Set against the modernization of Japan, this memoir offers a moving look at famed novelist Tanizaki' Jun'ichirō’s early years

 

Description

In Childhood Years, originally published serially in a literary magazine between 1955 and 1956, Tanizaki Jun’ichirō (1886–1965) takes a meandering look back on his early life in Tokyo. He reflects on his upbringing, family, and the capital city with a conversational—and not necessarily honest—eye, offering insights into his later life and his writing. 
 

Paul McCarthy is Professor Emeritus of Comparative Culture at Surugadai University, Saitama, Japan.
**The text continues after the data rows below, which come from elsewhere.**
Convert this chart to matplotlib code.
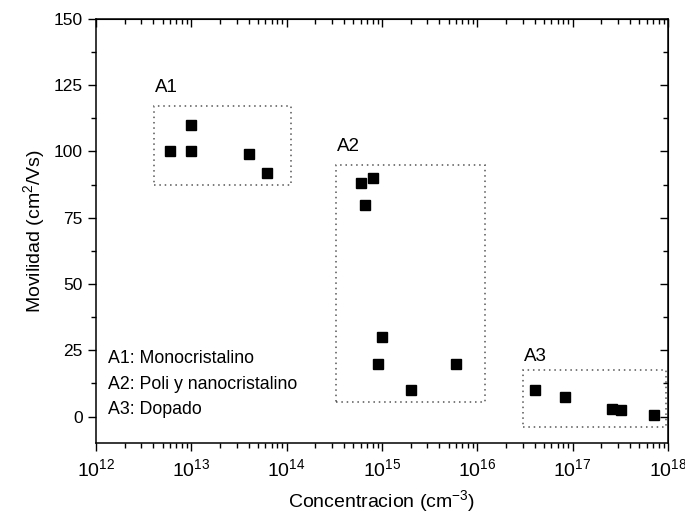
import matplotlib.pyplot as plt
from matplotlib.patches import Rectangle
from matplotlib.ticker import FixedLocator, MultipleLocator, NullFormatter

plt.rcParams['font.family'] = ['Liberation Sans', 'DejaVu Sans']
plt.rcParams['mathtext.fontset'] = 'custom'
plt.rcParams['mathtext.rm'] = 'Liberation Sans'
plt.rcParams['mathtext.it'] = 'Liberation Sans:italic'
plt.rcParams['mathtext.bf'] = 'Liberation Sans:bold'

# A1: monocristalino
conc_a1 = [6e12, 1e13, 1e13, 4e13, 6.3e13]
mov_a1 = [100, 110, 100, 99, 92]
# A2: poli y nanocristalino
conc_a2 = [6e14, 8.1e14, 6.6e14, 1e15, 9e14, 2e15, 6e15]
mov_a2 = [88, 90, 80, 30, 20, 10, 20]
# A3: dopado
conc_a3 = [4e16, 8.3e16, 2.6e17, 3.2e17, 7.2e17]
mov_a3 = [10, 7.5, 3, 2.6, 0.5]

# (x0, x1, y0, y1) de cada zona
zonas = {
    'A1': (4.1e12, 1.1e14, 87.5, 117),
    'A2': (3.3e14, 1.2e16, 5.6, 95),
    'A3': (3e16, 9.6e17, -3.8, 17.7),
}
etiquetas = {'A1': (4.2e12, 122.5), 'A2': (3.4e14, 100), 'A3': (3.1e16, 21)}

leyenda = ['A1: Monocristalino', 'A2: Poli y nanocristalino', 'A3: Dopado']

exponentes = [12, 13, 14, 15, 16, 17, 18]
xticks = [10.0 ** e for e in exponentes]
xticklabels = ['$10^{%d}$' % e for e in exponentes]
xminor = [m * 10.0 ** e for e in exponentes[:-1] for m in range(2, 10)]
yticks = [0, 25, 50, 75, 100, 125, 150]
yminor = [-12.5 + 12.5 * k for k in range(1, 14) if (12.5 * k - 12.5) % 25 != 0]

fig = plt.figure(figsize=(6.85, 5.2), dpi=100)
ax = fig.add_axes([0.140, 0.148, 0.835, 0.8155])

for xs, ys in [(conc_a1, mov_a1), (conc_a2, mov_a2), (conc_a3, mov_a3)]:
    ax.plot(xs, ys, 's', color='black', markersize=7, linestyle='none')

for nombre, (x0, x1, y0, y1) in zonas.items():
    ax.add_patch(Rectangle((x0, y0), x1 - x0, y1 - y0, fill=False,
                           linestyle=(0, (1, 2.5)), linewidth=1.1, edgecolor='#555555'))
    tx, ty = etiquetas[nombre]
    ax.text(tx, ty, nombre, fontsize=13.5, ha='left', va='baseline')

for i, t in enumerate(leyenda):
    ax.text(0.021, 0.200 - i * 0.061, t, transform=ax.transAxes, fontsize=12.8, va='center')

ax.set_xscale('log')
ax.set_xlim(1e12, 1e18)
ax.set_ylim(-10, 150)
ax.set_xticks(xticks)
ax.set_xticklabels(xticklabels)
ax.xaxis.set_minor_locator(FixedLocator(xminor))
ax.xaxis.set_minor_formatter(NullFormatter())
ax.set_yticks(yticks)
ax.yaxis.set_minor_locator(FixedLocator(yminor))

ax.tick_params(which='both', direction='out', width=1)
ax.tick_params(axis='y', labelsize=12.5)
ax.tick_params(axis='x', labelsize=14, pad=5)
ax.tick_params(which='major', length=6)
ax.tick_params(which='minor', length=3.5)
for s in ax.spines.values():
    s.set_linewidth(1.1)

# ejes superior y derecho con marcas hacia dentro
top = ax.secondary_xaxis('top')
top.set_xticks(xticks)
top.xaxis.set_major_formatter(NullFormatter())
top.xaxis.set_minor_locator(FixedLocator(xminor))
top.xaxis.set_minor_formatter(NullFormatter())
top.tick_params(which='both', direction='in', labeltop=False, width=1)
top.tick_params(which='major', length=6)
top.tick_params(which='minor', length=3.5)

right = ax.secondary_yaxis('right')
right.set_yticks(yticks)
right.yaxis.set_major_formatter(NullFormatter())
right.yaxis.set_minor_locator(FixedLocator(yminor))
right.tick_params(which='both', direction='in', labelright=False, width=1)
right.tick_params(which='major', length=6)
right.tick_params(which='minor', length=3.5)

ax.set_xlabel('Concentracion (cm$^{-3}$)', fontsize=14, labelpad=6)
ax.set_ylabel('Movilidad (cm$^{2}$/Vs)', fontsize=14, labelpad=5)

plt.savefig('out.png', dpi=100)
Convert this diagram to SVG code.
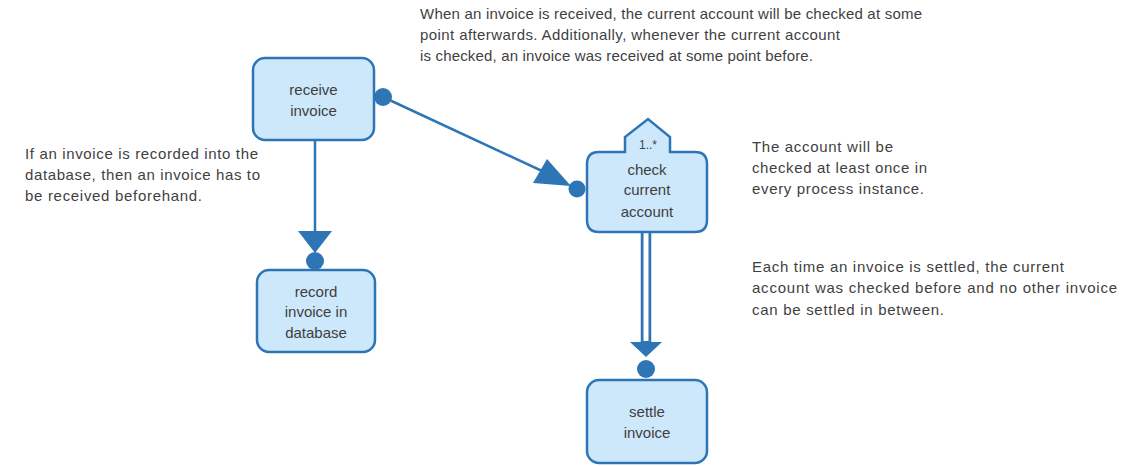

He has translated Tanizaki's “The Little Kingdom,” “Professor Radō,” and A Cat, a Man, and Two Women, which won the Japan-America Friendship Commission Prize. He co-translated with Anthony H. Chambers the story collections Red Roofs and Other Stories and The Gourmet Club, a Sextet, also by Tanizaki.  He has translated short story collections by Nakajima Atsushi (The Moon over the Mountain, with Nobuko Ochner) and Kanai Mieko (The Word Book),  101 Modern Japanese Poems, and two volumes of Shiba Ryōtarō‘s Clouds above the Hill.

 

“Unlike many of his contemporaries, Tanizaki was a consummate literary craftsman acutely concerned with form and structure and unity. This side of the writer is suppressed in Childhood Years, where the freedom of the zuihitsu genre sometimes becomes an excuse to ramble. Yet Tanizaki's reminiscences are imbued with the self-irony that enlivens the comedy in his fiction, and he often succeeds in evoking the textures of childhood experience to striking effect. The translation conveys the vitality of the original, using deft touches of interpolation and substitution where needed. Paul McCarthy has made available in English a memoir suffused with longing, which shows Tanizaki engaged in the act of remembrance that illuminated so much of his writing.”
— Ken Ito, University of Michigan

 

“Tanizaki found perhaps that childhood and old age had more in common with each other than either had with youth. Adolescents can be smutty and confused, whereas children and old men get really dirty and obsessed. At any rate, in 1956 Tanizaki wrote both Kagi, an intricate tale of an aging deviant, and Yōshō Jidai, a volume of memoirs rendered now in Paul McCarthy's precise, fluent translation as Childhood Years.”
— Paul Anderer, Columbia University

 

“The septuagenarian but lively Tanizaki, who died in 1965, threads the narrow streets of late 19th and early 20th century Tokyo. That city was to be lost forever in the great earthquake of 1923, but he recollects its byways with impressive clarity, down to the expert calligraphy on a road sign. Readers of Tanizaki’s fiction will recognize in this tour not only his acute sense of place but his gift for the essential, often unsavory detail.”